RAW RECORDS

======

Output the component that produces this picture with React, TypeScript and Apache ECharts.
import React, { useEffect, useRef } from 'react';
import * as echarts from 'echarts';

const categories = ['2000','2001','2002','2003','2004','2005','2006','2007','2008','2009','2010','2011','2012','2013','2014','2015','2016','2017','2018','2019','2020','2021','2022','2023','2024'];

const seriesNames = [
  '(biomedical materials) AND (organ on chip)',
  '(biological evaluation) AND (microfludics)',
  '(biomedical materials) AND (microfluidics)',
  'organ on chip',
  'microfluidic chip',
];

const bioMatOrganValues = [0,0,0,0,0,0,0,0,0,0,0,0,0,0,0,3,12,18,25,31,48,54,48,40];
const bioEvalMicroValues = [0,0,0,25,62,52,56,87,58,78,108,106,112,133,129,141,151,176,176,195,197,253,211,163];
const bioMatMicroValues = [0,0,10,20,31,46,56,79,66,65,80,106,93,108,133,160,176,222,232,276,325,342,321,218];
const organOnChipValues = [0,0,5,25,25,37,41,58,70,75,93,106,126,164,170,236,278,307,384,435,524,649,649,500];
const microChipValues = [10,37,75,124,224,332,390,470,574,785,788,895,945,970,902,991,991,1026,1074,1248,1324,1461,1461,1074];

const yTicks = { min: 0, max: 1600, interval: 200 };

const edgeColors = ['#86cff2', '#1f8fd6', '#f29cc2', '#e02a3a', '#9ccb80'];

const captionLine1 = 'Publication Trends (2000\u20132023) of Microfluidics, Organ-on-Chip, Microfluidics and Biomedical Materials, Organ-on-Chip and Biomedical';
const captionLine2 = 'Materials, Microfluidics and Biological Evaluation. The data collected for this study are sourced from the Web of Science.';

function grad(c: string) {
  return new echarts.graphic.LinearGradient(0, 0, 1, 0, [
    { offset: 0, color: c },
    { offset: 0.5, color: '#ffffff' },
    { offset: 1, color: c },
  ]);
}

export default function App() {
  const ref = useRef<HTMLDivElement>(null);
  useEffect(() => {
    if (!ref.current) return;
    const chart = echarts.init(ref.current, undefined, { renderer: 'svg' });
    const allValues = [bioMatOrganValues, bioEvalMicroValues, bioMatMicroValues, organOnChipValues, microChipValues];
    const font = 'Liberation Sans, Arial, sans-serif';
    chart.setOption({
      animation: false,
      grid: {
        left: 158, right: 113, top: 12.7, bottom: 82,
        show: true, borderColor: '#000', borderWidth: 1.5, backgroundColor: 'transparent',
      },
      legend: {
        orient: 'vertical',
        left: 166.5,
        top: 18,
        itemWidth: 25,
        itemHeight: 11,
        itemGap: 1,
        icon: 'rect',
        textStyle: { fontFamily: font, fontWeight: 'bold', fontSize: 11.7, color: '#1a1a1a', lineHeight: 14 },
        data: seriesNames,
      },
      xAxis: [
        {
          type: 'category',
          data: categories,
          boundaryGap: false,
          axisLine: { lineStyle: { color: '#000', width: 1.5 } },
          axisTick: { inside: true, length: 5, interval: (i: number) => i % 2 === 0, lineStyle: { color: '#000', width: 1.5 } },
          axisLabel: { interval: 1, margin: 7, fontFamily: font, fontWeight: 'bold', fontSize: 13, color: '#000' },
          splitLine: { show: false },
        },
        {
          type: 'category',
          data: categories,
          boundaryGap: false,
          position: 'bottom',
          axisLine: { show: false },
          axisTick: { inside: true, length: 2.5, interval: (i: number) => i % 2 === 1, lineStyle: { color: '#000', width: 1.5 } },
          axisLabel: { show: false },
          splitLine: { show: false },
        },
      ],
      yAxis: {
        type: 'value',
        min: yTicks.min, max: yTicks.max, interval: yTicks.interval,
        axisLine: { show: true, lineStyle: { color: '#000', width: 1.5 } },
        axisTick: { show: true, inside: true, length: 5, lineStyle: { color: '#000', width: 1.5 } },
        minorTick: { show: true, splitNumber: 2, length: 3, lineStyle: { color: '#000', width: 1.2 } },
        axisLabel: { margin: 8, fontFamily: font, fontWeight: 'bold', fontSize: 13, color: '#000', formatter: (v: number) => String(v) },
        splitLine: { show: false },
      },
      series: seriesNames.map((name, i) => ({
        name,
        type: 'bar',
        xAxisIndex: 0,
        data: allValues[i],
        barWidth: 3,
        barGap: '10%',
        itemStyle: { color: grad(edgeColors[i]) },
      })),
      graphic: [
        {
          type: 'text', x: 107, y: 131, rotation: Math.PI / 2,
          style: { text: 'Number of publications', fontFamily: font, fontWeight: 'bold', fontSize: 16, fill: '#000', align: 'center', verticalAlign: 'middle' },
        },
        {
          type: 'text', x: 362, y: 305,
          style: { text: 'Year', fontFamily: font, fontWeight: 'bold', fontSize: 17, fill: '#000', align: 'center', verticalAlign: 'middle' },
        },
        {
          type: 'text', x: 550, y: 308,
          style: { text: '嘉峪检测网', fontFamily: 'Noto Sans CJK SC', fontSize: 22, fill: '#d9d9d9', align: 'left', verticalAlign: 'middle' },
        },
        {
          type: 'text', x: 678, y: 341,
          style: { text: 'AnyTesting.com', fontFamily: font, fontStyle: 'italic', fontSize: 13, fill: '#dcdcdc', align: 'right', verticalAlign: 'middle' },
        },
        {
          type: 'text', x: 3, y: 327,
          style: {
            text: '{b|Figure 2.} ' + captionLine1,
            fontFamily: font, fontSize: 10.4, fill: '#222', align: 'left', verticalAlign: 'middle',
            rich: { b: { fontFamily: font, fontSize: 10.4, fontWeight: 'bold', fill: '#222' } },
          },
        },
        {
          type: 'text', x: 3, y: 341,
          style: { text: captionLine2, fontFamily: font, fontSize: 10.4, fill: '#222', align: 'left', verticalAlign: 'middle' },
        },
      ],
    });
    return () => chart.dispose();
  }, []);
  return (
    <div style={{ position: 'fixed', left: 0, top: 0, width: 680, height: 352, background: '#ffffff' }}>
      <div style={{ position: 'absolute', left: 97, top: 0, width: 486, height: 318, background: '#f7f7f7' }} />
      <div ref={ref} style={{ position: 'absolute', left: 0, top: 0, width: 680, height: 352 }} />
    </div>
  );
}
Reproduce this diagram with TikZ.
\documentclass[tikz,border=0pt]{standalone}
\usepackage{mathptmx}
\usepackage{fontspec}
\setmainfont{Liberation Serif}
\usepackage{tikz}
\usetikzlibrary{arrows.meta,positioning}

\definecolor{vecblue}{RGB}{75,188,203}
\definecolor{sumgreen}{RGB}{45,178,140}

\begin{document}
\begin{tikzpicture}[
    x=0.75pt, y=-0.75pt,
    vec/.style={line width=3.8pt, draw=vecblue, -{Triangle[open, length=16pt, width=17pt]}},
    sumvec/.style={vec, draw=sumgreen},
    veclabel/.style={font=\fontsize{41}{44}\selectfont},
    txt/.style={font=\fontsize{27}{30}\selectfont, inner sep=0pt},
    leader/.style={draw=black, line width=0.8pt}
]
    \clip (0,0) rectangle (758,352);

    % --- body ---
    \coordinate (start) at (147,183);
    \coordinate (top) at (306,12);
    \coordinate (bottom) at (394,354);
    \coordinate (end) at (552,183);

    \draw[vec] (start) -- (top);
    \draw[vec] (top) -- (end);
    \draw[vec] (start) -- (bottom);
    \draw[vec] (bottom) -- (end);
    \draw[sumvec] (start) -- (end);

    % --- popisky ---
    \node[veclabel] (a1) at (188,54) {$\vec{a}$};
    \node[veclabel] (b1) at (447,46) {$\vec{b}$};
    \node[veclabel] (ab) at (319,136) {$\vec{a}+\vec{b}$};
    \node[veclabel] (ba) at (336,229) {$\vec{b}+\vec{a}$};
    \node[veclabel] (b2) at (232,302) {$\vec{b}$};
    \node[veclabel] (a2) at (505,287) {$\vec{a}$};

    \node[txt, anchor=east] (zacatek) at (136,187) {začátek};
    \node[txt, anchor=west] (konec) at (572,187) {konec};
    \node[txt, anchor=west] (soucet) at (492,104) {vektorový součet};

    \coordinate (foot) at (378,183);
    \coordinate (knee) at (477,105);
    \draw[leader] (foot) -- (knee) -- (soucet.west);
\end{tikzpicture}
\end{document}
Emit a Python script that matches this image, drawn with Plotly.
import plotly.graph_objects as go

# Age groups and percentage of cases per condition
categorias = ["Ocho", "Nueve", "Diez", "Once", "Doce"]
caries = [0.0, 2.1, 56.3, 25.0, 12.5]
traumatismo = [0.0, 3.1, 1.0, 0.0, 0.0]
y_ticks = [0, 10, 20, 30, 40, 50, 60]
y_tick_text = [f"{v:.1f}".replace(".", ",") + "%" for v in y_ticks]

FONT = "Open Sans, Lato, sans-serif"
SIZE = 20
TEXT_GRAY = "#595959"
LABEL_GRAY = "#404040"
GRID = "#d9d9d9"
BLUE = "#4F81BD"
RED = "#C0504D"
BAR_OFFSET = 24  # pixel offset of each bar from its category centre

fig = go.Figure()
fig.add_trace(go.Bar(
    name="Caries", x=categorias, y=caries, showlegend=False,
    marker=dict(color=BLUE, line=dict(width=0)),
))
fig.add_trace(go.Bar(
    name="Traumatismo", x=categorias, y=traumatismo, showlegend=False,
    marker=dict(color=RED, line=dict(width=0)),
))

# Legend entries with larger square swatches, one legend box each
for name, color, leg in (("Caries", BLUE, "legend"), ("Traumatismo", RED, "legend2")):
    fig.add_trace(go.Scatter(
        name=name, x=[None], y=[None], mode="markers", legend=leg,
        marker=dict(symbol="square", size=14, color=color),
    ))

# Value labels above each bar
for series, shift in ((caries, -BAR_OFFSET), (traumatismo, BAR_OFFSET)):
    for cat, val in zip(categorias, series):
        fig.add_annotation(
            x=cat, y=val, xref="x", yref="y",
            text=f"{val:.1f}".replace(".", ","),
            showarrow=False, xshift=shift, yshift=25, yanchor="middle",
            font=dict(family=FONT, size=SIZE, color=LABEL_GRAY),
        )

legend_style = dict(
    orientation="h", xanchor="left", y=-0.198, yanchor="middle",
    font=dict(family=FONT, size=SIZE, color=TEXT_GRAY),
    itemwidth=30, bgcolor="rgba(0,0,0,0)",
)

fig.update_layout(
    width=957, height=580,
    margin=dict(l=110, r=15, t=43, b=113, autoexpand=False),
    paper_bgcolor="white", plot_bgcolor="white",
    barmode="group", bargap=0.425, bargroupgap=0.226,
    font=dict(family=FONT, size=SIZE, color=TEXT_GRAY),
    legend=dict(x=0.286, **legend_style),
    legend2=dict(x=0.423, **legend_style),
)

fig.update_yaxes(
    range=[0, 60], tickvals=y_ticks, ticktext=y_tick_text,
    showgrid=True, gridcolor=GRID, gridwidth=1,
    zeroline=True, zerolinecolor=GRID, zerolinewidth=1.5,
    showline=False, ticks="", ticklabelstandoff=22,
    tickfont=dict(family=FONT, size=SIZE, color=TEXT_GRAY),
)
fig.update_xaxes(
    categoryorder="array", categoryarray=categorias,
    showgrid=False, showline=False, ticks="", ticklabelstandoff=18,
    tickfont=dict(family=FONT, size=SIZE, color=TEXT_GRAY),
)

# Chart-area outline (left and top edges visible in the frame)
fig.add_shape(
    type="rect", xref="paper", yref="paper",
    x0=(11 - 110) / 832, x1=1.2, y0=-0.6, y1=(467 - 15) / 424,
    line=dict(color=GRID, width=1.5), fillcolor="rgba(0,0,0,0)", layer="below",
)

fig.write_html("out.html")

======

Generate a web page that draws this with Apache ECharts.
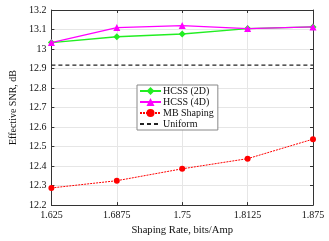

======

WRITTEN INSTRUCTION
From the records above, retype only the lines starting at the line that contains "Reproduce this diagram with TikZ." and ending at the line that contains "(a2) at (505,287)", both included.

SOLUTION FOR THIS TASK
Reproduce this diagram with TikZ.
\documentclass[tikz,border=0pt]{standalone}
\usepackage{mathptmx}
\usepackage{fontspec}
\setmainfont{Liberation Serif}
\usepackage{tikz}
\usetikzlibrary{arrows.meta,positioning}

\definecolor{vecblue}{RGB}{75,188,203}
\definecolor{sumgreen}{RGB}{45,178,140}

\begin{document}
\begin{tikzpicture}[
    x=0.75pt, y=-0.75pt,
    vec/.style={line width=3.8pt, draw=vecblue, -{Triangle[open, length=16pt, width=17pt]}},
    sumvec/.style={vec, draw=sumgreen},
    veclabel/.style={font=\fontsize{41}{44}\selectfont},
    txt/.style={font=\fontsize{27}{30}\selectfont, inner sep=0pt},
    leader/.style={draw=black, line width=0.8pt}
]
    \clip (0,0) rectangle (758,352);

    % --- body ---
    \coordinate (start) at (147,183);
    \coordinate (top) at (306,12);
    \coordinate (bottom) at (394,354);
    \coordinate (end) at (552,183);

    \draw[vec] (start) -- (top);
    \draw[vec] (top) -- (end);
    \draw[vec] (start) -- (bottom);
    \draw[vec] (bottom) -- (end);
    \draw[sumvec] (start) -- (end);

    % --- popisky ---
    \node[veclabel] (a1) at (188,54) {$\vec{a}$};
    \node[veclabel] (b1) at (447,46) {$\vec{b}$};
    \node[veclabel] (ab) at (319,136) {$\vec{a}+\vec{b}$};
    \node[veclabel] (ba) at (336,229) {$\vec{b}+\vec{a}$};
    \node[veclabel] (b2) at (232,302) {$\vec{b}$};
    \node[veclabel] (a2) at (505,287) {$\vec{a}$};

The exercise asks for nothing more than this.